Díaz-Canel presides over ceremony marking 60 years of medical collaboration
President Miguel Díaz-Canel is attending Wednesday the ceremony marking 60 years of Cuba's medical collaboration around the world, in which 605,000 health professionals and workers in 165 countries have participated.
The date is celebrated at the Central Unit of Medical Cooperation by protagonists of that humanist work that six decades later is maintained with 57 medical brigades composed of 22,632 collaborators deployed in the five continents.
On May 23, 1963, the first brigade of Cuban doctors left for Algeria, although in 1960 a small team arrived in Chile to help after the earthquake that shook that South American country, which were the first experiences in health internationalism after the triumph of the Revolution.

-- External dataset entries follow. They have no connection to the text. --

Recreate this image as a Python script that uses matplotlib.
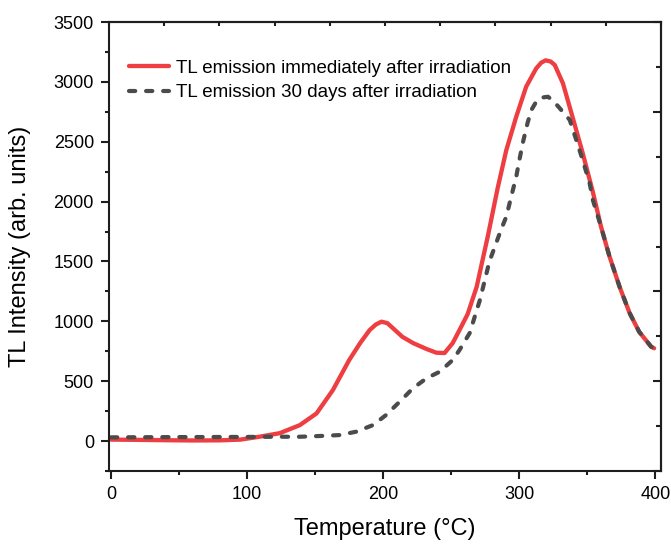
import matplotlib
matplotlib.use("Agg")
import matplotlib.pyplot as plt
from matplotlib.ticker import MultipleLocator, FixedLocator

plt.rcParams['font.family'] = ['Liberation Sans', 'DejaVu Sans']

# Series 1: TL emission immediately after irradiation
t_red = [0, 20, 40, 60, 80, 95, 109, 124, 138.7, 151, 163, 175, 183, 190, 194.5, 198.7,
         203, 207, 214, 222, 232, 239, 245, 251, 256, 262, 268.6, 277, 284, 290.4, 297.7,
         305, 312.4, 316, 319.3, 323, 326, 332, 339, 346.5, 354, 360, 366, 373.6, 381,
         388, 396.8, 399]
i_red = [12, 10, 7, 5, 6, 12, 36, 66, 133, 231, 426, 677, 818, 927, 973, 997,
         985, 944, 871, 818, 768, 738, 735, 818, 927, 1060, 1287, 1720, 2110, 2430, 2709,
         2960, 3113, 3160, 3180, 3170, 3141, 2988, 2709, 2406, 2080, 1790, 1550, 1289, 1069,
         913, 788, 775]

# Series 2: TL emission 30 days after irradiation
t_gray = [0, 40, 80, 109, 124, 138.7, 153, 168, 180, 192.6, 202, 212, 222, 232, 241.5,
          251, 256, 263.5, 271, 278, 286.7, 290.4, 294, 297.7, 300, 302.5, 306, 308.8,
          312.4, 316, 321, 325, 329.5, 337, 341.8, 346.5, 351.6, 354, 360, 366, 373.6,
          381, 388, 396.8, 399]
i_gray = [31, 33, 34, 35, 36, 36, 42, 50, 78, 134, 217, 328, 443, 526, 579,
          677, 760, 902, 1178, 1500, 1770, 1874, 2041, 2208, 2347, 2490, 2656, 2765,
          2835, 2868, 2876, 2840, 2782, 2682, 2515, 2347, 2155, 2013, 1790, 1550, 1289,
          1069, 913, 788, 775]

labels = ['TL emission immediately after irradiation', 'TL emission 30 days after irradiation']

X0, X1 = -1.5, 404
Y0, Y1 = -250, 3500

fig = plt.figure(figsize=(6.71, 5.45), dpi=100)
ax = fig.add_axes([0.1624, 0.1358, 0.8226, 0.8238])

ax.plot(t_red, i_red, color='#ee3e41', lw=3.1, label=labels[0],
        solid_capstyle='round', solid_joinstyle='round')
ax.plot(t_gray, i_gray, color='#4b4b4b', lw=3.0, dashes=(1.5, 2.6), label=labels[1],
        dash_capstyle='round', dash_joinstyle='round')

ax.set_xlim(X0, X1)
ax.set_ylim(Y0, Y1)
ax.xaxis.set_major_locator(MultipleLocator(100))
ax.xaxis.set_minor_locator(MultipleLocator(50))
ax.yaxis.set_major_locator(MultipleLocator(500))
ax.yaxis.set_minor_locator(MultipleLocator(250))

for s in ax.spines.values():
    s.set_linewidth(1.5)
    s.set_color('#1e1e1e')

ax.tick_params(which='both', direction='out', width=1.5, colors='#1e1e1e', labelsize=13,
               labelcolor='black', pad=5)
ax.tick_params(which='major', length=5.8)
ax.tick_params(which='minor', length=3)

# mirrored axes on top and right: ticks divide each spine into ten equal parts
fr = [i / 10 for i in range(11)]
axt = ax.secondary_xaxis('top', functions=(lambda x: (x - X0) / (X1 - X0),
                                            lambda f: X0 + f * (X1 - X0)))
axt.xaxis.set_major_locator(FixedLocator(fr))
axt.tick_params(direction='in', length=3.2, width=1.5, labeltop=False, colors='#1e1e1e')
axt.spines['top'].set_linewidth(1.5)

axr = ax.secondary_yaxis('right', functions=(lambda y: (y - Y0) / (Y1 - Y0),
                                              lambda f: Y0 + f * (Y1 - Y0)))
axr.yaxis.set_major_locator(FixedLocator(fr[::2]))
axr.yaxis.set_minor_locator(FixedLocator(fr[1::2]))
axr.tick_params(which='both', direction='in', width=1.5, labelright=False, colors='#1e1e1e')
axr.tick_params(which='major', length=5.8)
axr.tick_params(which='minor', length=3.6)
axr.spines['right'].set_linewidth(1.5)

ax.set_xlabel('Temperature (\u00b0C)', fontsize=17, labelpad=11)
ax.set_ylabel('TL Intensity (arb. units)', fontsize=17, labelpad=16)

ax.legend(loc='upper left', bbox_to_anchor=(0.023, 0.933), frameon=False, fontsize=13.5,
          handlelength=2.13, handletextpad=0.37, labelspacing=0.4, borderaxespad=0.0)

fig.savefig('out.png', dpi=100)
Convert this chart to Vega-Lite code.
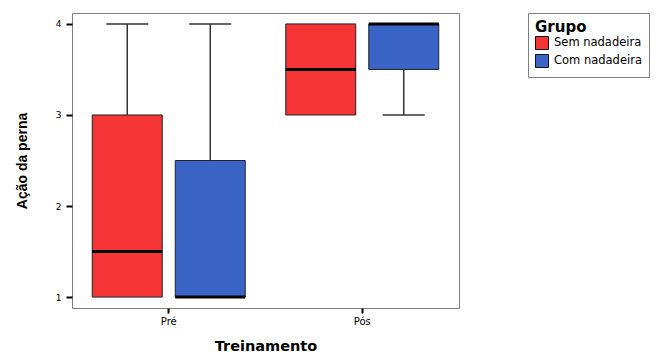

It is a collaboration that not a few are determined to discredit and discredit with lies and distortions, despite the favorable balance of each health emergency solved, saving more than eight million lives and performing almost 16 thousand surgical interventions.
There are the missions in countries at war or devastated by strong hurricanes, earthquakes and outbreaks of Ebola, cholera and the still latent Covid-19, in which the performance of medical brigades and the Henry Reeve International Contingent of Doctors Specialized in Situations of Disasters and Serious Epidemics, have rendered their indispensable services.